## start
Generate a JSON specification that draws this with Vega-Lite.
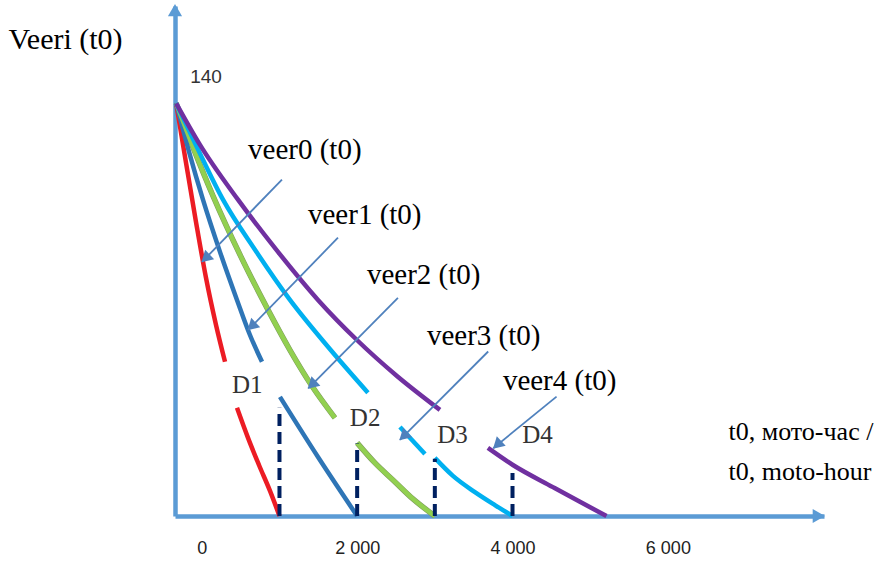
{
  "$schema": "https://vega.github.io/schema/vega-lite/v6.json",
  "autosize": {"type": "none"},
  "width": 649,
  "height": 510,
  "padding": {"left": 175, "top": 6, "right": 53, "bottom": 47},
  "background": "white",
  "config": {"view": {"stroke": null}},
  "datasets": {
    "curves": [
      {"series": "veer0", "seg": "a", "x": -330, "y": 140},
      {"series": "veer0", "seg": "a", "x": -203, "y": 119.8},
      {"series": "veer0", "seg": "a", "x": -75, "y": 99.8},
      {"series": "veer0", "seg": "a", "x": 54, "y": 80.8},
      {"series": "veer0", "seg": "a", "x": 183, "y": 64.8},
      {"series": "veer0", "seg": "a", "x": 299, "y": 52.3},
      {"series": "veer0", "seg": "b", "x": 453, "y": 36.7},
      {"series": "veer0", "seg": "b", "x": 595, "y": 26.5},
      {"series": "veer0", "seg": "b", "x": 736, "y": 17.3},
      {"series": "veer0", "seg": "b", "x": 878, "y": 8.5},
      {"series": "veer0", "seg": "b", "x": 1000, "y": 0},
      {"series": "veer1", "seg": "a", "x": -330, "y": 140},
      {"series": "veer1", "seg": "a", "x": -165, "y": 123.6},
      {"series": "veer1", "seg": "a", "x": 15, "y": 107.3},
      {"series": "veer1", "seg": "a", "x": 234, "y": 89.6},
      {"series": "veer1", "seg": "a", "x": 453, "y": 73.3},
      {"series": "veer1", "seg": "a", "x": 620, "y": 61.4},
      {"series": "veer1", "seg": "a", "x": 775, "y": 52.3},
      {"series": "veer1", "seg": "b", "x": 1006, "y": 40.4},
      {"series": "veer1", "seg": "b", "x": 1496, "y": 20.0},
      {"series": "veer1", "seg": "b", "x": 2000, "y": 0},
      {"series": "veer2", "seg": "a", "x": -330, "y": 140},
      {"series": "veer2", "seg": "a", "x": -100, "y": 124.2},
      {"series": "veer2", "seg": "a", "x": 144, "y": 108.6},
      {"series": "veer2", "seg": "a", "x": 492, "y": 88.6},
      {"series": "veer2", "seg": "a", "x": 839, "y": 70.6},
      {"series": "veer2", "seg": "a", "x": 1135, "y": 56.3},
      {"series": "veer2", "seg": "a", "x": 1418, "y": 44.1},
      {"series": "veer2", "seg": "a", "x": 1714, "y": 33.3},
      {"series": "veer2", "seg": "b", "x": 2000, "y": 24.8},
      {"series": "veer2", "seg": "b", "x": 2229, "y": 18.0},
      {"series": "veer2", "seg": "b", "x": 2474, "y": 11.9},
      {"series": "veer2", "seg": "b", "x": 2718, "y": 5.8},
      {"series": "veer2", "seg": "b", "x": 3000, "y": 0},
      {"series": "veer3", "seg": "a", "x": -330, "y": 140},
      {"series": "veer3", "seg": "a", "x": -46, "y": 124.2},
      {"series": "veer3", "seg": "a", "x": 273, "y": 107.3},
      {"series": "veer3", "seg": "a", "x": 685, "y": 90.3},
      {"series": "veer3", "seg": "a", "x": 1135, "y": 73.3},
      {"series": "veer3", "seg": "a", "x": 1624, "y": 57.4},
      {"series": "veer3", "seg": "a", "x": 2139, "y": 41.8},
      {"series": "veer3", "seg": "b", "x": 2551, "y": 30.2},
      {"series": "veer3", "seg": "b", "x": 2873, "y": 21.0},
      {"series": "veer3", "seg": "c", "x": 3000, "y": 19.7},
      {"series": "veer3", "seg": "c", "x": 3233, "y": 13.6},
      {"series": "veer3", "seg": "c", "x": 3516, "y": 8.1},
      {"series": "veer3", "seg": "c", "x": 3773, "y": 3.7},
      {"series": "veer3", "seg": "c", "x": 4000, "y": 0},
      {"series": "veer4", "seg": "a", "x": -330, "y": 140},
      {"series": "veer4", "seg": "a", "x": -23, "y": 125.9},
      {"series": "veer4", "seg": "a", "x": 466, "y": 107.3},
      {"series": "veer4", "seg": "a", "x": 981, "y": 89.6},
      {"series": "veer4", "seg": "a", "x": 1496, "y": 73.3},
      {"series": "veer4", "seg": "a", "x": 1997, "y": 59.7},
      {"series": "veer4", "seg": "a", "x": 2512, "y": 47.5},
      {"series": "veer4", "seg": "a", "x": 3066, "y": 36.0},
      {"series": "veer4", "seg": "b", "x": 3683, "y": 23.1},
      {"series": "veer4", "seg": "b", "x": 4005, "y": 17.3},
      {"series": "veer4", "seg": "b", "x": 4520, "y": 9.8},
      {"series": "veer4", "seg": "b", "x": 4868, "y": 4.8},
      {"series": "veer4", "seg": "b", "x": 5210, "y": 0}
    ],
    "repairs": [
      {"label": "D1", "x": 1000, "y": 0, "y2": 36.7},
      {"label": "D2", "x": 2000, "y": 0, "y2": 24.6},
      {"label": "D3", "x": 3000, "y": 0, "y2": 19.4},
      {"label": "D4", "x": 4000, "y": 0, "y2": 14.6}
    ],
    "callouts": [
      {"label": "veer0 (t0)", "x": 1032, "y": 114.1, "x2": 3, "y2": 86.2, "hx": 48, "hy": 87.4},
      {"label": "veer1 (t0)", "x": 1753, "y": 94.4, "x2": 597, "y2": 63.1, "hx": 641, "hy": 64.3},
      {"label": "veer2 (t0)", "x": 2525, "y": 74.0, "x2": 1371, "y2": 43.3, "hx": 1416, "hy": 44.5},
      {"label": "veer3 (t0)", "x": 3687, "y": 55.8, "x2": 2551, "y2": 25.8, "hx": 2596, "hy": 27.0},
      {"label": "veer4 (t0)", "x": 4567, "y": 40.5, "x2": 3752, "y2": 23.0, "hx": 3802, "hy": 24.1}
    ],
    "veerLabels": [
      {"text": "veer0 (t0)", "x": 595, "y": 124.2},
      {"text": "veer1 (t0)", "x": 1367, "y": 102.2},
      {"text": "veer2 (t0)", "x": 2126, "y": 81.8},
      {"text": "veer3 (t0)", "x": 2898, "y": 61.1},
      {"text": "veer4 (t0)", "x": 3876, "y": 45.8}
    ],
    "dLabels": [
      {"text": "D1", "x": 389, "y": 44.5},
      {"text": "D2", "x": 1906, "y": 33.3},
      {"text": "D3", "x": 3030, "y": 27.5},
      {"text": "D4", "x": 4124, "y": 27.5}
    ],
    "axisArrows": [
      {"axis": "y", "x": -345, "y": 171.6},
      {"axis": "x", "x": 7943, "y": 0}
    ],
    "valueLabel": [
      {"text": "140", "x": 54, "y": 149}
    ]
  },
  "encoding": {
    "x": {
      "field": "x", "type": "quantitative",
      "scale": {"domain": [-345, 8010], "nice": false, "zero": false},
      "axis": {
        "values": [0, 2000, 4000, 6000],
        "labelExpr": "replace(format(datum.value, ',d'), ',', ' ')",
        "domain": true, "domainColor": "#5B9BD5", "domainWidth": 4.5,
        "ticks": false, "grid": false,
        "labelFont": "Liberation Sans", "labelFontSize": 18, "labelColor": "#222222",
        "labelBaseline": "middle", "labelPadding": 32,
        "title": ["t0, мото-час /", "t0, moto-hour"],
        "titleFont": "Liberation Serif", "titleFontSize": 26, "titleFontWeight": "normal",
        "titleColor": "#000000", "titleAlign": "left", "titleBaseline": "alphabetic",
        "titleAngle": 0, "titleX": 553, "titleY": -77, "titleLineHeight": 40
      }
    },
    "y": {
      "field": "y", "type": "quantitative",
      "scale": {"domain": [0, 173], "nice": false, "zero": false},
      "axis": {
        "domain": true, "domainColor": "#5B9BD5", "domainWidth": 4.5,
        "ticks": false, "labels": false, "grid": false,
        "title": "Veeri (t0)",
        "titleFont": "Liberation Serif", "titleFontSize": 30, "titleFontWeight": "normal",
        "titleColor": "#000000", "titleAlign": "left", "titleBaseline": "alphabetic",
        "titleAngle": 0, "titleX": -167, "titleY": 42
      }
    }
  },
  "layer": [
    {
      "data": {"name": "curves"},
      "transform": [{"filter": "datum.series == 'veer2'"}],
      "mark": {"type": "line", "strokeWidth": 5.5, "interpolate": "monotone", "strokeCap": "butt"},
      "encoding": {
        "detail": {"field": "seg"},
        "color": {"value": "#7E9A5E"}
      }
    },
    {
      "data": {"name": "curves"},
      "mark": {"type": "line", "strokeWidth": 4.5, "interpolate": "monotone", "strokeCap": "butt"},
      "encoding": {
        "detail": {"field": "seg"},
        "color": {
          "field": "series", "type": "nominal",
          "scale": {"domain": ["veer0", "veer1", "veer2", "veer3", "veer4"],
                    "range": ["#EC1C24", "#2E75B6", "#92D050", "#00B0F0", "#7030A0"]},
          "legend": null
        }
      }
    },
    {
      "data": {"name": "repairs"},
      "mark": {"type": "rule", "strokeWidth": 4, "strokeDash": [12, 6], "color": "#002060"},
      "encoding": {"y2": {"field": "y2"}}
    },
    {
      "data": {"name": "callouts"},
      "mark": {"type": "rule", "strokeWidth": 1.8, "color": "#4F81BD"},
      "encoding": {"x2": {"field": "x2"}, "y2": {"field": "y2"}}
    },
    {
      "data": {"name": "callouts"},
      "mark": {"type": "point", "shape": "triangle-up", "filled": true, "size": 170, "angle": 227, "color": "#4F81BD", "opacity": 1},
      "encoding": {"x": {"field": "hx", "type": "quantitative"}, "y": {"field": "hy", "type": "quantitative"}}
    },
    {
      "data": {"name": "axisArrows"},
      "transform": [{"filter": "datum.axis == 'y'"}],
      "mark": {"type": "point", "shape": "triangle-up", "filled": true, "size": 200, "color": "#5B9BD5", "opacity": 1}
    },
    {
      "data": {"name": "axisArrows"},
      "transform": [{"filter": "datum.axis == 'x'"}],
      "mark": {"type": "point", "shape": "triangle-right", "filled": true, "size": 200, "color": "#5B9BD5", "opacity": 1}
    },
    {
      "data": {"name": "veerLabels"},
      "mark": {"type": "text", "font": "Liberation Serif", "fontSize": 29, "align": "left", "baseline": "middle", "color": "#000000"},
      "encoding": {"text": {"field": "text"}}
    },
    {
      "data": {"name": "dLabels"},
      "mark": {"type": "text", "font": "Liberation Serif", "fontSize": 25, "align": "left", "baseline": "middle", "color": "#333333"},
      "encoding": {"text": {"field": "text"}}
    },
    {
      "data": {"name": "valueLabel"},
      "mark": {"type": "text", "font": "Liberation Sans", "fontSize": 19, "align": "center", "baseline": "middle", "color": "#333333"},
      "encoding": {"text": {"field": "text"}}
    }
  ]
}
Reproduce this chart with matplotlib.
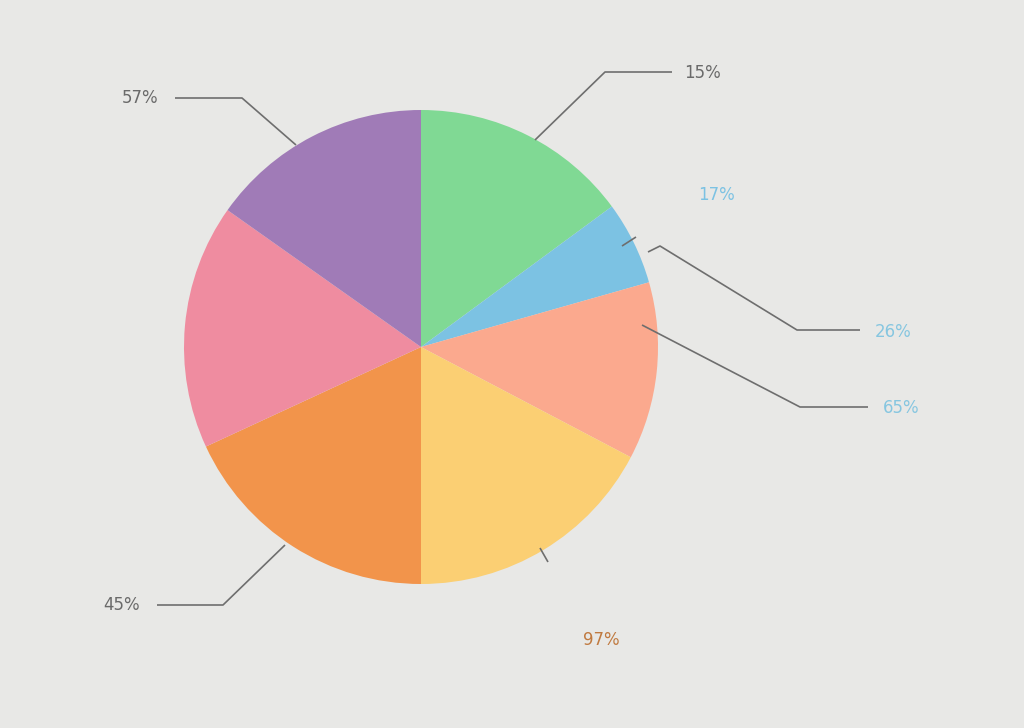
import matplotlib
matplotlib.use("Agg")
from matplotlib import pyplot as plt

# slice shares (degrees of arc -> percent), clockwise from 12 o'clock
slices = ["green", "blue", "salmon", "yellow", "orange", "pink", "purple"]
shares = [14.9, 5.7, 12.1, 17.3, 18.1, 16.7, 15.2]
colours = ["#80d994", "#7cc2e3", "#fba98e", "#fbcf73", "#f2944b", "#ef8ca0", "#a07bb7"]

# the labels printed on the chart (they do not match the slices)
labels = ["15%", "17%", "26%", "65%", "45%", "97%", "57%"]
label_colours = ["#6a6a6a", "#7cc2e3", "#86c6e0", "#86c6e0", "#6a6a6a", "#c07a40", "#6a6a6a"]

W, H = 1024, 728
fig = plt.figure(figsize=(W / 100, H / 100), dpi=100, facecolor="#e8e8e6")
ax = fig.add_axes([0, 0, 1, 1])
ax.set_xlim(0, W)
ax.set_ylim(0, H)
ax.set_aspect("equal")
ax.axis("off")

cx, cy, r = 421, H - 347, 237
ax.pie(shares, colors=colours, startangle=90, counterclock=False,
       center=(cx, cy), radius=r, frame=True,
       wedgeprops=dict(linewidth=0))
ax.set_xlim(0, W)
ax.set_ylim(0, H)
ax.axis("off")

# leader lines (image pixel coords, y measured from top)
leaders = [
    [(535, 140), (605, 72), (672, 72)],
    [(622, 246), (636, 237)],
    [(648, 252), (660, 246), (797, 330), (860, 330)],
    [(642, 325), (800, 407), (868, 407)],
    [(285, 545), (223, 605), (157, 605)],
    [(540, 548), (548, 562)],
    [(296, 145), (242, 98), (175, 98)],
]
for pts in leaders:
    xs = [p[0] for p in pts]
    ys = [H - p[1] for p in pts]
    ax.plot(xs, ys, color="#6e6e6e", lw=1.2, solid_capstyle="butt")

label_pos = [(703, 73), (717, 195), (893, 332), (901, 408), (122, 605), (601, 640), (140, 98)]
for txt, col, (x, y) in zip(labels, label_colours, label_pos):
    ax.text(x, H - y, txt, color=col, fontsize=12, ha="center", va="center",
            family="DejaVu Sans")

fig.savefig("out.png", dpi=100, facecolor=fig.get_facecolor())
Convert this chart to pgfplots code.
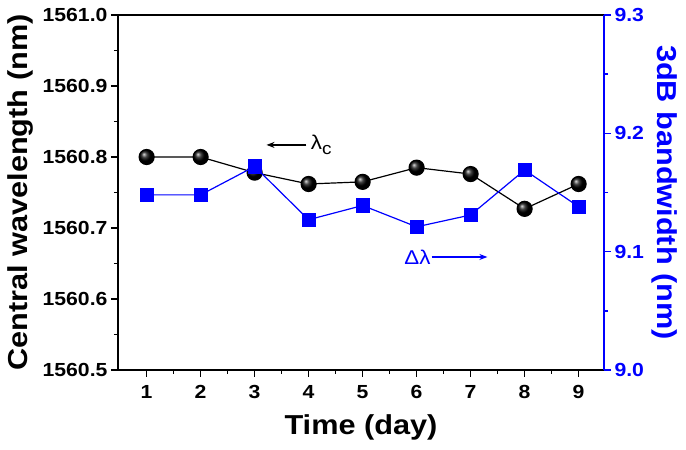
## end
Written request: State the number of lines in the records that include "with", and write nothing else.

Task output: 2